**Written request:** Take every line where the string "React" appears and copy it.

**Information given:**
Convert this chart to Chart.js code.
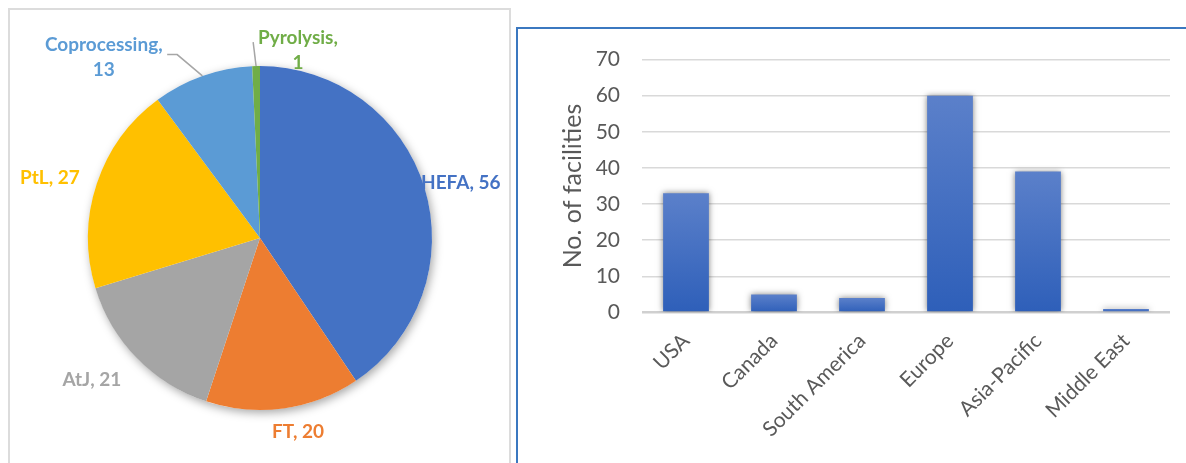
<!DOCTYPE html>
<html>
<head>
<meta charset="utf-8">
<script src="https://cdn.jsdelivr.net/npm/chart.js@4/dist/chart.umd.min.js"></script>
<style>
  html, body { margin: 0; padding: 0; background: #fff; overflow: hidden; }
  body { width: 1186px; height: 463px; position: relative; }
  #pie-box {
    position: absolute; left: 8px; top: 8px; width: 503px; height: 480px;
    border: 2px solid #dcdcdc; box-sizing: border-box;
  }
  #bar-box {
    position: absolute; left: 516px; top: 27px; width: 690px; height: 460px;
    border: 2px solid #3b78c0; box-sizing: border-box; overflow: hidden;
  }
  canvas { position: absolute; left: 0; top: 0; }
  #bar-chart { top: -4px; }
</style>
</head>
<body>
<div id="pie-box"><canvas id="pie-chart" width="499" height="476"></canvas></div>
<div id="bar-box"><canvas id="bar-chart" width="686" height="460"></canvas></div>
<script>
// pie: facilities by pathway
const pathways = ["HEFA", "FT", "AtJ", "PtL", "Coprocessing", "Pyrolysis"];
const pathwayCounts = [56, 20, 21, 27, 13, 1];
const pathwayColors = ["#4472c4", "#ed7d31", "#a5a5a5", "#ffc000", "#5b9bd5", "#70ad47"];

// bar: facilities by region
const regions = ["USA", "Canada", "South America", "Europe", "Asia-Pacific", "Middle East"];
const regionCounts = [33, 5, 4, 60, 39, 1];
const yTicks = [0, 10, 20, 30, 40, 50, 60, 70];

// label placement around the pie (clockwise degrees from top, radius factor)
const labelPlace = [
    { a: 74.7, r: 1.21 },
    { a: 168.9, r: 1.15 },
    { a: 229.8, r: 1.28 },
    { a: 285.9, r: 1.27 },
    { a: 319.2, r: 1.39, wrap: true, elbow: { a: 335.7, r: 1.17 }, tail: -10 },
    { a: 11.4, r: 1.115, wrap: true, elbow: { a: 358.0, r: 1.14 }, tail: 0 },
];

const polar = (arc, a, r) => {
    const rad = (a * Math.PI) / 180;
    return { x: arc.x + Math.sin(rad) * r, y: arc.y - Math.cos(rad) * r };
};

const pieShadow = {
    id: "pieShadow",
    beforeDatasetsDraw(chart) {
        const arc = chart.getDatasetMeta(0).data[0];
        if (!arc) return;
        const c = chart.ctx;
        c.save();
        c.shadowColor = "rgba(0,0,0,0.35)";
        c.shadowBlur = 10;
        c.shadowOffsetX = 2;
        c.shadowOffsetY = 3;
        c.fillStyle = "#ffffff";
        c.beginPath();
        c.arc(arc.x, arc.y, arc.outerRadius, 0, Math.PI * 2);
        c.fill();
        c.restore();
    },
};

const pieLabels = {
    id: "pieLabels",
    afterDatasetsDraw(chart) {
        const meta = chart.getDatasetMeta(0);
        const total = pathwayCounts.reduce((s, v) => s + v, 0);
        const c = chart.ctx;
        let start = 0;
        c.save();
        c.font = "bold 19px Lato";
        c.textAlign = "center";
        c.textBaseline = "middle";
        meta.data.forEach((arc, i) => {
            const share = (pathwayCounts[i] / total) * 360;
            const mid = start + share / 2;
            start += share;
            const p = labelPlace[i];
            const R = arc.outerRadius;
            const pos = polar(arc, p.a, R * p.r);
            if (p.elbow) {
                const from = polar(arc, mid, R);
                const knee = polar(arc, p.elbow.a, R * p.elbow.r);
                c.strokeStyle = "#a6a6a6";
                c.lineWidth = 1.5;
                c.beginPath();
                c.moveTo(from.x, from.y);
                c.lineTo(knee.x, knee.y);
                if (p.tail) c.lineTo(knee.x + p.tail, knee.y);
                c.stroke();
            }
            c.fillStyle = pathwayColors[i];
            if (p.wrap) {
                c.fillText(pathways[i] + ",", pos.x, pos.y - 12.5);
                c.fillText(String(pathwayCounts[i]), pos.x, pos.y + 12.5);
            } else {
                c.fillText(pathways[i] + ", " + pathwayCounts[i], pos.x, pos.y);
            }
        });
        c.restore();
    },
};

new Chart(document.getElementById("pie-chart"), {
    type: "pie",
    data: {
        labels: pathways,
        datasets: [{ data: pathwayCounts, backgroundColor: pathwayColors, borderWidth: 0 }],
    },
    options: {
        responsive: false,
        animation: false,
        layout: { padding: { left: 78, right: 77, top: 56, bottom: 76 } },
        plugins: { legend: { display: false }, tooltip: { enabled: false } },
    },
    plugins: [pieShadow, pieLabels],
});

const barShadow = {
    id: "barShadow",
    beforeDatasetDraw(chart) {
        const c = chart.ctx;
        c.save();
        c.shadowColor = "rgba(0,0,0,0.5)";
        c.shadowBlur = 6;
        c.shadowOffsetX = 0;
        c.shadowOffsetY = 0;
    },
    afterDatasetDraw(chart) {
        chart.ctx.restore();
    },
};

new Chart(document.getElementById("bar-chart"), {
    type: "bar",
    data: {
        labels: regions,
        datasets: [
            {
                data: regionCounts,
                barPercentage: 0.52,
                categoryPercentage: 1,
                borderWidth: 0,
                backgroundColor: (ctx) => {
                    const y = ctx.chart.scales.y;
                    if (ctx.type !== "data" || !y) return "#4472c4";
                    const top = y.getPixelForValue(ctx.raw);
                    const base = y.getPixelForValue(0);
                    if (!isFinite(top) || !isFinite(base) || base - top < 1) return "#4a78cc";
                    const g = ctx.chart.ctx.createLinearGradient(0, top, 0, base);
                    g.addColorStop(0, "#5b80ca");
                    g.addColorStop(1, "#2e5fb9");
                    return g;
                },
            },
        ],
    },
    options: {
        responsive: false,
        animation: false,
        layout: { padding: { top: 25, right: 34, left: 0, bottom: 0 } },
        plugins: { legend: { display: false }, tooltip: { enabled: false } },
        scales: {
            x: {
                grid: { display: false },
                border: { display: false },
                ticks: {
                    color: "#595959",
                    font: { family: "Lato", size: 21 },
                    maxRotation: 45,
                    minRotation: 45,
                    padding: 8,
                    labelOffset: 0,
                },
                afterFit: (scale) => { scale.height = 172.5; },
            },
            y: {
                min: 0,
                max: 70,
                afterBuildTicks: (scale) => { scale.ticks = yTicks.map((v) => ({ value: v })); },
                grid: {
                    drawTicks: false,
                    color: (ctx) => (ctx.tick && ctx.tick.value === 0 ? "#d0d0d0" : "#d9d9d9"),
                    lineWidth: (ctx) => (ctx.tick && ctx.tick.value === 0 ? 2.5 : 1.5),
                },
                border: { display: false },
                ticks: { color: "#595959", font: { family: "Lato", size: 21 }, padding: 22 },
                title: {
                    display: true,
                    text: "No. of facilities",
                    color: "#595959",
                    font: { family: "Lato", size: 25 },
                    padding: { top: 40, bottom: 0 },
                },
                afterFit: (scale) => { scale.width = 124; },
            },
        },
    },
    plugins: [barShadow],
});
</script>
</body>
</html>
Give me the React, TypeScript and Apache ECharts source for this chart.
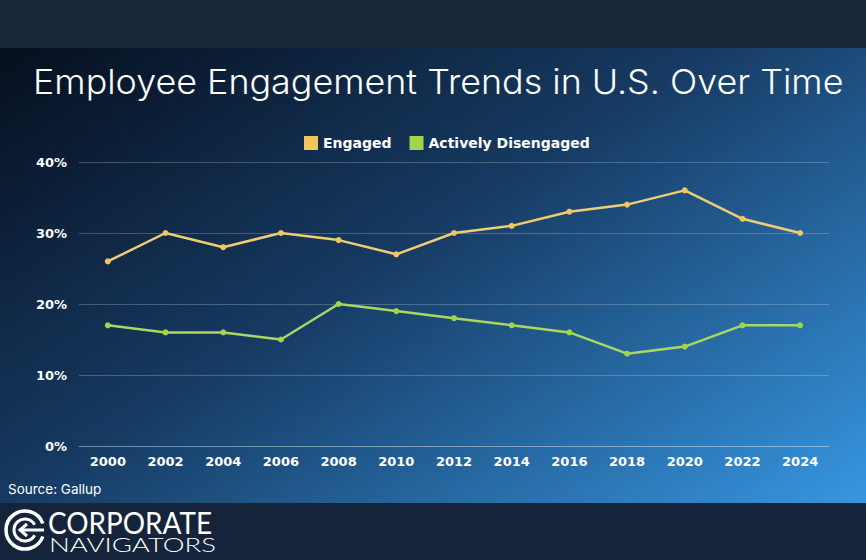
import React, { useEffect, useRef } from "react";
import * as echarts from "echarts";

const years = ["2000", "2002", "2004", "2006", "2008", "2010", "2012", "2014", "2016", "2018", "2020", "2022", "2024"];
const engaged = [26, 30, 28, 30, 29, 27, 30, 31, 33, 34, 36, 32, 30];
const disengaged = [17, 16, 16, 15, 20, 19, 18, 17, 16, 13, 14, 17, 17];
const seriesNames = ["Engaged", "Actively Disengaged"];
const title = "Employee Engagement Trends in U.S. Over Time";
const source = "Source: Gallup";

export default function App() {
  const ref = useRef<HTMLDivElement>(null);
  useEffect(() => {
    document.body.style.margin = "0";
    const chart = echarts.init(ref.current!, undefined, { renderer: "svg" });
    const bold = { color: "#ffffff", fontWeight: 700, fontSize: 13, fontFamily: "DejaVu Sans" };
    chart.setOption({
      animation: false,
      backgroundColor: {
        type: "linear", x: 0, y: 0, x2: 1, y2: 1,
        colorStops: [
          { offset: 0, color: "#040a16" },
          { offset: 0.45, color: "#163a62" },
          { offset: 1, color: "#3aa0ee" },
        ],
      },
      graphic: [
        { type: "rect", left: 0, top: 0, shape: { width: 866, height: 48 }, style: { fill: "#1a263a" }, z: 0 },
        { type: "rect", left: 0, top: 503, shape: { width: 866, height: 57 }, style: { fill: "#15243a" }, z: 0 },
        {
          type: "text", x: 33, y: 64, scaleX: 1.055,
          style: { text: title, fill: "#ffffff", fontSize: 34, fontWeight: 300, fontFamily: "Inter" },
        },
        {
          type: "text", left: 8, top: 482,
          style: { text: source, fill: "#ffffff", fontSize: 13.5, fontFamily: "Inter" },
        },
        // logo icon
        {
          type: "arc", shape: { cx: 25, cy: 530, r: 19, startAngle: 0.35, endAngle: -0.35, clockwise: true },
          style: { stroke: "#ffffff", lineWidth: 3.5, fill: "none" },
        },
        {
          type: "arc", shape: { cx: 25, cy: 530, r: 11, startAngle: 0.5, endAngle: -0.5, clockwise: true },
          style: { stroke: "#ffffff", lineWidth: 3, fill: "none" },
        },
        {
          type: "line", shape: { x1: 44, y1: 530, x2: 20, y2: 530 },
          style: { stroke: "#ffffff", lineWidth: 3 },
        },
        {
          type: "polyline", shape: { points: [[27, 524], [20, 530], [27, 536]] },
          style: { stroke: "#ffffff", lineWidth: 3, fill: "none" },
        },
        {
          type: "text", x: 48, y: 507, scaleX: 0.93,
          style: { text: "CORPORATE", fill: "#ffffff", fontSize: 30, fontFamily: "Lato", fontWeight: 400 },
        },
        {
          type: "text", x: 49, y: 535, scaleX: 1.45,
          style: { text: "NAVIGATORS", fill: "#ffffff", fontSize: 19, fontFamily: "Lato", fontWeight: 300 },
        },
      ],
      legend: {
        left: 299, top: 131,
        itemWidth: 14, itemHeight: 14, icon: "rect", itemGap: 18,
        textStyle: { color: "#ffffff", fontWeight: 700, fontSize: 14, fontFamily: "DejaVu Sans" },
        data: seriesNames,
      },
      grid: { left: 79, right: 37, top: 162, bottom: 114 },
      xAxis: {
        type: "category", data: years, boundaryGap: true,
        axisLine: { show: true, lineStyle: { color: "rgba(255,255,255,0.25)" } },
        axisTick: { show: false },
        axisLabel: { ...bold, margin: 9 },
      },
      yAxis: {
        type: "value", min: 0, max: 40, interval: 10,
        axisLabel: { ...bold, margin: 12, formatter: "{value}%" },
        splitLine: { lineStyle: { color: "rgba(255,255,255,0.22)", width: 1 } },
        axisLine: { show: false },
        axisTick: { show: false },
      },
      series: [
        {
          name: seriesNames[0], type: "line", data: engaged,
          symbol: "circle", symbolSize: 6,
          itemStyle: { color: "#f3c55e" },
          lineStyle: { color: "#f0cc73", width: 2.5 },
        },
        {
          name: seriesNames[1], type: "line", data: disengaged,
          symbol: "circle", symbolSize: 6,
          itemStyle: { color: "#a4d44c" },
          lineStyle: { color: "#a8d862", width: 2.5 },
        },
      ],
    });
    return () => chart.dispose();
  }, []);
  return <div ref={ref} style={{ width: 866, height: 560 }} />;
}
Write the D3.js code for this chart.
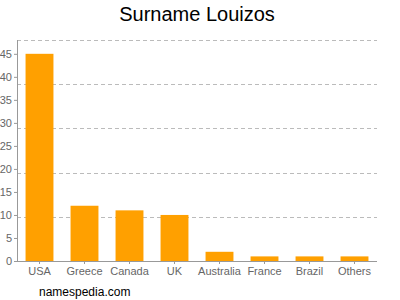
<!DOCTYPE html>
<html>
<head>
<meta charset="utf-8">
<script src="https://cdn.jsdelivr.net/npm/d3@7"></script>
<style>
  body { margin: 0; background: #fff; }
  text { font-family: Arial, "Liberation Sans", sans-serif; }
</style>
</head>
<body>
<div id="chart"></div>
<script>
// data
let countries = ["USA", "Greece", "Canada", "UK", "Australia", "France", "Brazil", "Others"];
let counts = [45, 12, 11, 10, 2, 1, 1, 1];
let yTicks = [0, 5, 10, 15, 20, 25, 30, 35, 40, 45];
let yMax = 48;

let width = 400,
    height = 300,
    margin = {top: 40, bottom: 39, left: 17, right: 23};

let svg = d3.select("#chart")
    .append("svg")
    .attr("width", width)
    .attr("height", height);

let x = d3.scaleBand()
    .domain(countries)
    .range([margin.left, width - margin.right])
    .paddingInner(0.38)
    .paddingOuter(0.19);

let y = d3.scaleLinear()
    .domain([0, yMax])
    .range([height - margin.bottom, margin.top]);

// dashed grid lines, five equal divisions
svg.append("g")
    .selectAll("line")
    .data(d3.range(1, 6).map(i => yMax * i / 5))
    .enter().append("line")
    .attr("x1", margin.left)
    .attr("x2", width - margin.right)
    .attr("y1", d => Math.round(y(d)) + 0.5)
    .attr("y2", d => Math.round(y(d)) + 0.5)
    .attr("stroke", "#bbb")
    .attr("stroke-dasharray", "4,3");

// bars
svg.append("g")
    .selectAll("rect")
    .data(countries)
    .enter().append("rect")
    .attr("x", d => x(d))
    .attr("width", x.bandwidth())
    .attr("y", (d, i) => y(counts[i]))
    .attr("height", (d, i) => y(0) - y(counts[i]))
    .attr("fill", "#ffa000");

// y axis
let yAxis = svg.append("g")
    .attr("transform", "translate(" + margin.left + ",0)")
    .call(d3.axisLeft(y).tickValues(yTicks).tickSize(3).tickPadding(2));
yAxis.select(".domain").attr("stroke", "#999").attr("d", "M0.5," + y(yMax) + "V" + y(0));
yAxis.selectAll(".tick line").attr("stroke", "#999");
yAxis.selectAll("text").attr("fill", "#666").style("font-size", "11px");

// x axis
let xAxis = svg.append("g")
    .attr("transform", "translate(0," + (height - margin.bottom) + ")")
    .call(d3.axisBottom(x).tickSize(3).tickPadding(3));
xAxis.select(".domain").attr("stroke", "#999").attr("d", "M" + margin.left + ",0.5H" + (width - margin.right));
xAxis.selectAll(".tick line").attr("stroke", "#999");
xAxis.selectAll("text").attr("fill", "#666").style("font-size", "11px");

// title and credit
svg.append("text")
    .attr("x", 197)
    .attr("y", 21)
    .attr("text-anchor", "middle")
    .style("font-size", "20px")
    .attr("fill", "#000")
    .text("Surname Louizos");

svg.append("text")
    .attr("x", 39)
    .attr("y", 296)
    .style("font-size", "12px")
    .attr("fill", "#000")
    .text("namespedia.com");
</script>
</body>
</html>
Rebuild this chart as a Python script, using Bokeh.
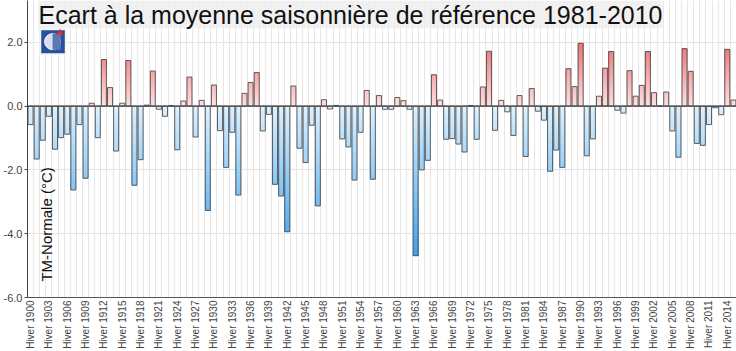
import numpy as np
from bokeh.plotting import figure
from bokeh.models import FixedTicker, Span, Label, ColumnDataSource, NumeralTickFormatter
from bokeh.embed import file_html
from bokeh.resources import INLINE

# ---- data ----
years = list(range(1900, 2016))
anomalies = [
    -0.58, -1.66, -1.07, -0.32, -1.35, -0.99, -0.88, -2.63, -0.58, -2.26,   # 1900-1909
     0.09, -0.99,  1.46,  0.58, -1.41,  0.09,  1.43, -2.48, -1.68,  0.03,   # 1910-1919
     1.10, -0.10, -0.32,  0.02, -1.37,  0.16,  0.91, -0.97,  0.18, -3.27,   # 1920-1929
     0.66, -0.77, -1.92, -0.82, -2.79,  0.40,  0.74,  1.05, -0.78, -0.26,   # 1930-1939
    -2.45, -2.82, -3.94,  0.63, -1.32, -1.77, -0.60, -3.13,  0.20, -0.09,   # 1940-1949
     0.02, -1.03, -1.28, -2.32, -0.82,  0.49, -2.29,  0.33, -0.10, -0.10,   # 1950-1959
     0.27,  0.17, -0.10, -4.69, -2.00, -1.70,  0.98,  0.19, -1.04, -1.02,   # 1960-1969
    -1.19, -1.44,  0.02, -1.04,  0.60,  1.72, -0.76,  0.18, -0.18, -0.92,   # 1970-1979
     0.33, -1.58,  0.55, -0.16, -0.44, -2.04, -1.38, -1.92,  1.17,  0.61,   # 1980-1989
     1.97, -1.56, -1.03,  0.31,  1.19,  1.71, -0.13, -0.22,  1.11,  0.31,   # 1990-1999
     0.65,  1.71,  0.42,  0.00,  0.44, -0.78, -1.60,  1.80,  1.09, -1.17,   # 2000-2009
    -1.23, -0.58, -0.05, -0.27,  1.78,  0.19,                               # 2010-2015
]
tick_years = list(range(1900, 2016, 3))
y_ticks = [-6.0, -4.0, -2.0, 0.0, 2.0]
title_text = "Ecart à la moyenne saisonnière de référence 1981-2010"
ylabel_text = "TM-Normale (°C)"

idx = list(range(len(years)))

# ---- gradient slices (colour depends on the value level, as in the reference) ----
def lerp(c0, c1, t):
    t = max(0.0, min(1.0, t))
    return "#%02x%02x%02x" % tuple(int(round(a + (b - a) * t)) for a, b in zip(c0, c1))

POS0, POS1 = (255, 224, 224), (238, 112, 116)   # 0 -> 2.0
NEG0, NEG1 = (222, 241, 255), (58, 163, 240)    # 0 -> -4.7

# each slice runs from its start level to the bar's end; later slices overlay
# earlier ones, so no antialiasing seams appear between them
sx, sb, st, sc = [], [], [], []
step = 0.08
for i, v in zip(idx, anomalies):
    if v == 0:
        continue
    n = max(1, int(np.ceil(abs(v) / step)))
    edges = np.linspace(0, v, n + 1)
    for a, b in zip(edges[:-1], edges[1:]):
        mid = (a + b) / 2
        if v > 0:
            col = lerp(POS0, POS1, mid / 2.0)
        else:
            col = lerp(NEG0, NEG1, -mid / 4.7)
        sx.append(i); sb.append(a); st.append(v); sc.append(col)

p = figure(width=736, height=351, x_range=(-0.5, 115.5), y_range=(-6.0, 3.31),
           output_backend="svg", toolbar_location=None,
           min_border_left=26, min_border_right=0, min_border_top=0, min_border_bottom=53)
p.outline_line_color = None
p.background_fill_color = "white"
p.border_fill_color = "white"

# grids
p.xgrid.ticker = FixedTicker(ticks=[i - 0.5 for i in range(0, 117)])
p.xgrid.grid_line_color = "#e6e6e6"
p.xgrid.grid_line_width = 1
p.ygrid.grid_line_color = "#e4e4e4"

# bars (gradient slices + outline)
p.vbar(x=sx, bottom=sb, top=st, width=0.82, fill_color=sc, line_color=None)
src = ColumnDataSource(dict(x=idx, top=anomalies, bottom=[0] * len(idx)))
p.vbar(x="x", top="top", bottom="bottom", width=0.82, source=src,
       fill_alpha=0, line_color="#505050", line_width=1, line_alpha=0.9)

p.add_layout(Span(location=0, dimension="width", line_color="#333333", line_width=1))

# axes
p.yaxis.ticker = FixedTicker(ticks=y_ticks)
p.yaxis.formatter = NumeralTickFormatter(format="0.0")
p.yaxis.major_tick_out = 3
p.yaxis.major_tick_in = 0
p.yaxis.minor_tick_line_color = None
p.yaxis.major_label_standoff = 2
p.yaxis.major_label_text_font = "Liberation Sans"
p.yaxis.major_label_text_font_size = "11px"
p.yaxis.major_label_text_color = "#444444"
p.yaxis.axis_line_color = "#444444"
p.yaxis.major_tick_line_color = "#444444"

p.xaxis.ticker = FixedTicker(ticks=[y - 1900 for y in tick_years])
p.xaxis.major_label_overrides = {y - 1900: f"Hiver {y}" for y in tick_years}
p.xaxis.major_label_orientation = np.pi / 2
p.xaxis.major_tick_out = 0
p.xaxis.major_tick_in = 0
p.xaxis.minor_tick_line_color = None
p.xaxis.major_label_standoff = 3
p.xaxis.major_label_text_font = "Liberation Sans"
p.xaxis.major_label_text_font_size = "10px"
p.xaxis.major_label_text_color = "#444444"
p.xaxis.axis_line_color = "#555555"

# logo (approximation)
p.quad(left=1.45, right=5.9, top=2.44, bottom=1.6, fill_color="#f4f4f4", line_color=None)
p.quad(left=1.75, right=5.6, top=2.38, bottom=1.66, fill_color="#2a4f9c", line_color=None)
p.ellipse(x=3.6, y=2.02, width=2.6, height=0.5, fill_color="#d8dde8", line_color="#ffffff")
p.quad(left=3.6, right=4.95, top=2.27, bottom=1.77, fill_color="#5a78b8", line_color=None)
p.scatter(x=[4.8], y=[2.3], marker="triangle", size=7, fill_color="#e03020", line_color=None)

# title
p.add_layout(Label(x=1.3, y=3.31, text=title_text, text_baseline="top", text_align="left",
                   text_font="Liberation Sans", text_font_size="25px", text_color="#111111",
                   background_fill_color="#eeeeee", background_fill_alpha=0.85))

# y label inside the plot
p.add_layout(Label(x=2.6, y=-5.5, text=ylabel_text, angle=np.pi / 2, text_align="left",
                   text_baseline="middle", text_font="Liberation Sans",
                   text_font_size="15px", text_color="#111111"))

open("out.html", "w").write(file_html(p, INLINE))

**Complete response:**
Give me the React, TypeScript and Apache ECharts source for this chart.
import React, { useEffect, useRef } from "react";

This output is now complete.